Pour conclure: Il existe de nombreuses approches à l’étude du phénomène de la prophétie – anthropologique, sociologique, théologique, etc. Mais il faut d’abord préciser ce que l’on étudie en tant que l’institution prophétique. Interpréter les rapports dont l’institution prophétique est composée, c’est renouveler la présence prophétique dans la communauté en tant que pratique sociale. Et on ne peut pas parler d’une pratique sociale qui vise à renouveler la société sans une référence transcendante. Et c’est ce que je cherche à étudier: une dynamique à la fois humaine et divine.

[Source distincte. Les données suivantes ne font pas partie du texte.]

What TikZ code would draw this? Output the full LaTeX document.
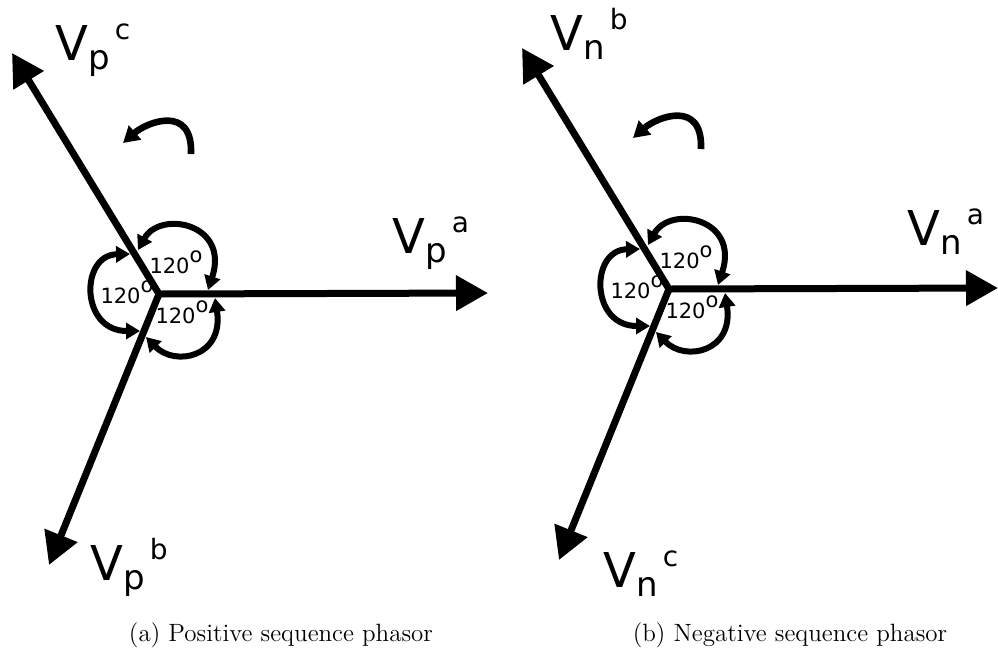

Bien sûr, on est toujours personnellement impliqué dans sa recherche d’une manière ou d’une autre. La connaissance n’est pas de connaissance si elle n’a pas d’effet sur l’âme. Pour moi en tant que chrétien, étudier l’institution prophétique de l’islam, c’est une expérience chrétienne riche, c’est une riche expérience scolaire qui porte sur les sens du christianisme. De même, pour le chercheur musulman, étudier l’institution prophétique du christianisme est une expérience musulmane riche, et cela parce que l’islam n’est pas venu pour critiquer l’institution prophétique mais pour la confirmer. En d’autres termes, l’institution prophétique chrétienne est un champ d’étude pour l’institution prophétique islamique. Et le contraire est également vrai. Mais ça c’est une autre question pour un autre temps.